This morning in Watertown, South Dakota, Candidate Obama, needing only 17 pledged delegates in a total 120.5 delegates to clinch the nomination, responds to grandson Bush’s and John McSame’s ugly attacks yesterday.
Obama will not be swift-boated: “Those two are launching dishonest, divisive attacks…”
Standing ovations from the crowd:
BTW, McCain was for Hamas before he was against it.
On the bright side of this controversy, Chuck Todd – MSNBC – sees Bush’s attack as a giant gift to Obama.
When President Bush — thousands of miles away in Israel — decided to fire his thinly veiled shot at Obama yesterday, it was a giant gift to the Illinois senator and his campaign. Why?
One, it essentially kept Clinton on the sidelines just two days after her big West Virginia victory. Two, Obama’s opponent was no longer Clinton or McCain, but the man with the 27% job-approval rating. And three, it rallied Democrats to Obama’s side.
Even neutral Dems, like Joe Biden, Rahm Emanuel and Harry Reid, quickly leapt to Obama’s defense. Some Democrats might be deeply divided right now. Pro-choice women are angry at NARAL’s endorsement of Obama; Clinton supporters are upset that Obama is looking like the eventual nominee; and some African Americans are unhappy with the Clintons. But what’s the best way to unify them all? Give them an excuse to turn their attention to Bush.
And this will all play out another day — and will likely extend into the weekend — as Obama will respond this afternoon to Bush at his rally with Tom Daschle in South Dakota, NBC’s Andrea Mitchell reports. Obama will react to both what he considers Bush’s politicization of foreign policy and the substance of Bush’s attack.
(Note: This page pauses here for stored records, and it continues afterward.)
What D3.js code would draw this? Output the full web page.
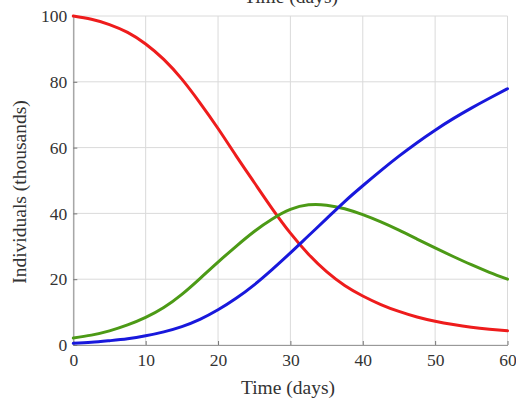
<!DOCTYPE html>
<html><head><meta charset="utf-8">
<script src="https://cdn.jsdelivr.net/npm/d3@7"></script>
<style>
html,body{margin:0;padding:0;background:#fff;}
svg{display:block;}
text{font-family:"Liberation Serif","Times New Roman",serif;fill:#333;}
</style></head>
<body>
<svg id="chart" width="516" height="402"></svg>
<script>
const days        = [0, 2.5, 5, 7.5, 10, 12.5, 15, 17.5, 20, 22.5, 25, 27.5, 30, 32.5, 35, 37.5, 40, 42.5, 45, 47.5, 50, 52.5, 55, 57.5, 60];
const susceptible = [100, 99.0, 97.4, 95.0, 91.5, 86.8, 80.8, 73.6, 65.8, 57.5, 49.4, 41.4, 34.0, 27.6, 22.3, 18.1, 14.9, 12.3, 10.2, 8.5, 7.2, 6.2, 5.4, 4.8, 4.3];
const infected    = [2.1, 3.0, 4.3, 6.1, 8.4, 11.4, 15.4, 20.2, 25.2, 30.0, 34.5, 38.3, 41.2, 42.6, 42.5, 41.4, 39.6, 37.4, 34.9, 32.2, 29.5, 26.9, 24.4, 22.1, 20.0];
const recovered   = [0.5, 0.8, 1.3, 1.9, 2.8, 4.0, 5.6, 7.8, 10.7, 14.2, 18.3, 23.0, 28.0, 33.2, 38.4, 43.6, 48.4, 53.0, 57.4, 61.5, 65.3, 68.8, 72.0, 75.0, 77.9];
const xTicks = [0, 10, 20, 30, 40, 50, 60];
const yTicks = [0, 20, 40, 60, 80, 100];
const xLabel = "Time (days)";
const yLabel = "Individuals (thousands)";
const titleText = "Time (days)";

const svg = d3.select("#chart");
const x = d3.scaleLinear().domain([0, 60]).range([73.3, 507.5]);
const y = d3.scaleLinear().domain([0, 100]).range([345, 16]);

// grid
svg.append("g").selectAll("line").data(xTicks).join("line")
  .attr("x1", d => x(d)).attr("x2", d => x(d)).attr("y1", y(0)).attr("y2", y(100))
  .attr("stroke", "#dadada").attr("stroke-width", 1);
svg.append("g").selectAll("line").data(yTicks).join("line")
  .attr("x1", x(0)).attr("x2", x(60)).attr("y1", d => y(d)).attr("y2", d => y(d))
  .attr("stroke", "#dadada").attr("stroke-width", 1);

// axes
const xAxis = svg.append("g").attr("transform", `translate(0,${y(0)})`)
  .call(d3.axisBottom(x).tickValues(xTicks).tickSizeInner(-4).tickSizeOuter(0).tickPadding(9));
const yAxis = svg.append("g").attr("transform", `translate(${x(0)},0)`)
  .call(d3.axisLeft(y).tickValues(yTicks).tickSizeInner(-4).tickSizeOuter(0).tickPadding(6));
[xAxis, yAxis].forEach(a => {
  a.select(".domain").attr("stroke", "#999").attr("stroke-width", 1.2);
  a.selectAll(".tick line").attr("stroke", "#777");
  a.selectAll("text").attr("font-family", "Liberation Serif, serif").attr("font-size", 17.5).attr("fill", "#333");
});

const line = d3.line().x((d, i) => x(days[i])).y(d => y(d)).curve(d3.curveNatural);
const series = [[susceptible, "#ee1c1c"], [infected, "#4c9a16"], [recovered, "#1818dc"]];
series.forEach(([vals, col]) => {
  svg.append("path").datum(vals).attr("d", line)
    .attr("fill", "none").attr("stroke", col).attr("stroke-width", 3)
    .attr("stroke-linejoin", "round").attr("stroke-linecap", "round");
});

svg.append("text").attr("x", 288).attr("y", 394).attr("text-anchor", "middle")
  .attr("font-size", 19.5).text(xLabel);
svg.append("text").attr("transform", "translate(26,192) rotate(-90)").attr("text-anchor", "middle")
  .attr("font-size", 19.5).text(yLabel);
svg.append("text").attr("x", 291).attr("y", 3).attr("text-anchor", "middle")
  .attr("font-size", 19.5).text(titleText);
</script>
</body></html>
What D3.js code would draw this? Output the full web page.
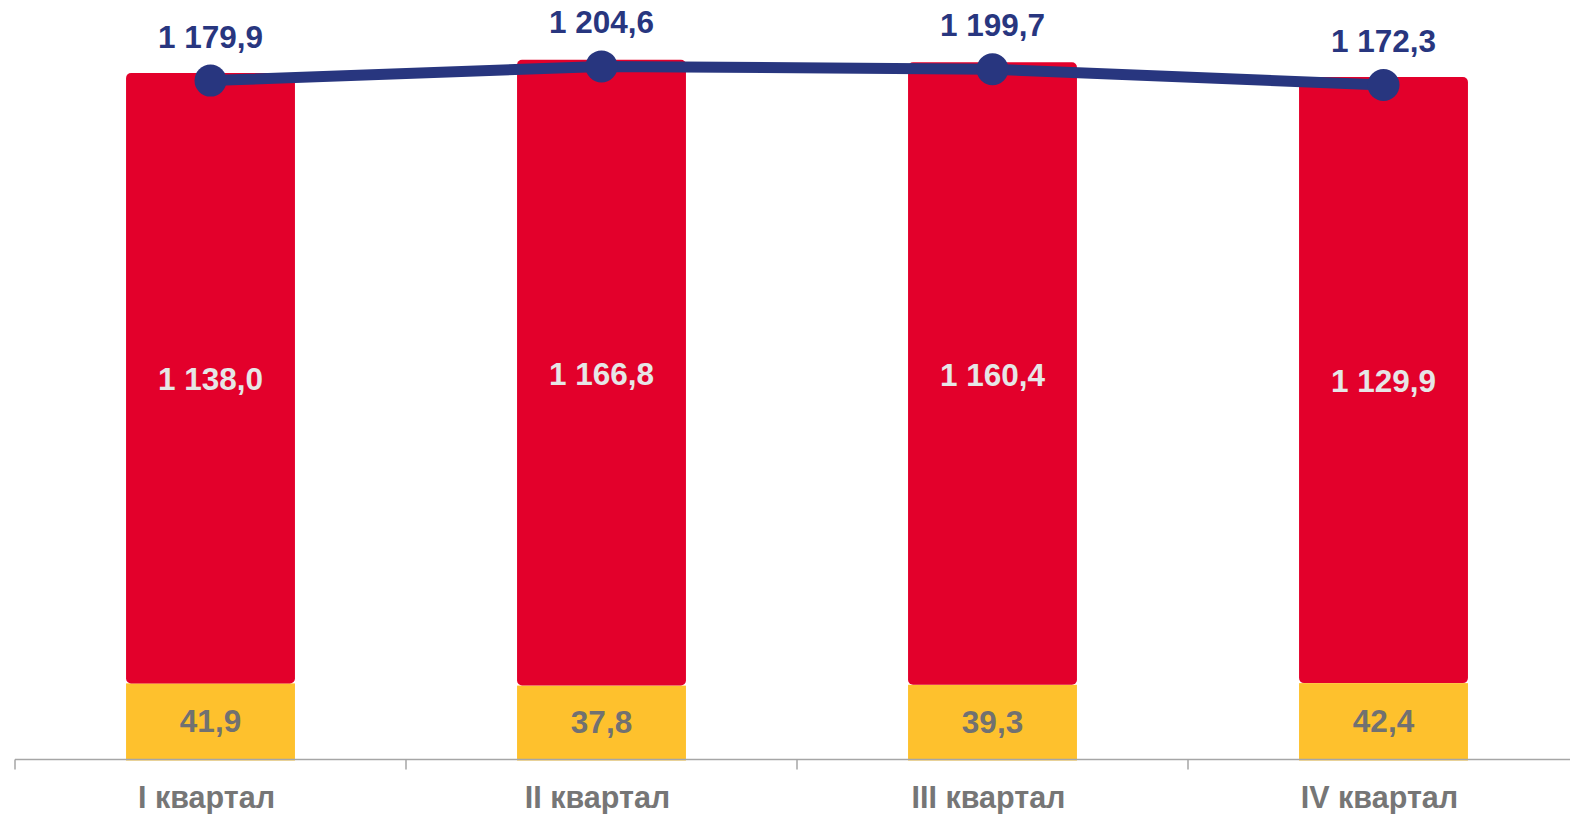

The GOP is deficient on the issues, are like chickens who have lost their heads. On every policy issue McSame is tied to Bush. McSame is vulnerable. But this is the GOP and we are assured they’ll play dirty. Always.
The repubs can’t beat Obama on the issues, so they’ve resorted to setting up for the attacks and not just Obama, the candidate. They stooped ever lower to attack his wife; Michelle is fair game, or stoop lower still as did Huckabee.
Will the kids be next?
All the evidence underscores that the GOP, thanks to brand Bush, is down for the count.
TNR’s Norm Scheiber observes:
How You Know the GOP Is Really Disoriented
They stop referring to Democrats as “the Democrat Party” and add that long lost “ic.” As in this from today’s Harris and VandeHei piece in the Politico:
The Republican infrastructure is crumbling. Making matters worse, Democrats are erecting a pretty impressive network of donors, think tanks and activist groups that is exploiting the GOP’s structural weakness. The GOP “needs to realize what the opposition is and how formidable it is,” said former GOP leader Tom DeLay (R-Texas). “The Democratic Party is organized chaos, but it is so much better than what we are doing.” It will take no less than three to five years to fix, smart Republicans estimate.
And DeLay practically invented “Democrat Party”…
Never fear, though. Some GOPers still know which way is up. Recommendation number 6 in the Politico piece should sound pretty familiar:
Fan the fear: Ignore the critics, Republican wise men say — there is still no better way to win than to stir up concerns about Democratic patriotism and their commitment to national security and killing terrorists. It often remains the best call in the GOP playbook, especially with McCain atop the ticket.
Republican officials privately urge lawmakers to whack their opponents whenever they can for worrying more about coddling terrorist suspects than condemning them, failing to support U.S. troops, exhibiting weakness in dealing with dictators, and rushing to a quick Iraq exit that could put U.S. servicemen and women at risk. Polls still show GOP strength on national security and fighting terrorism — at least when compared with their lousy numbers on domestic issues.
Fan the fear won’t work this round. There’s a limit to how many times you can cry “wolf, wolf, WMDs, orange alert, bin forgotten just sent us a new audio!”
When those around us lose their heads, let’s protect ours. We’re getting ready. Bring them on. Lots of hard work ahead but the prize will be ours.
Just imagine:
500,000 African-Americans in Georgia are not yet registered to vote.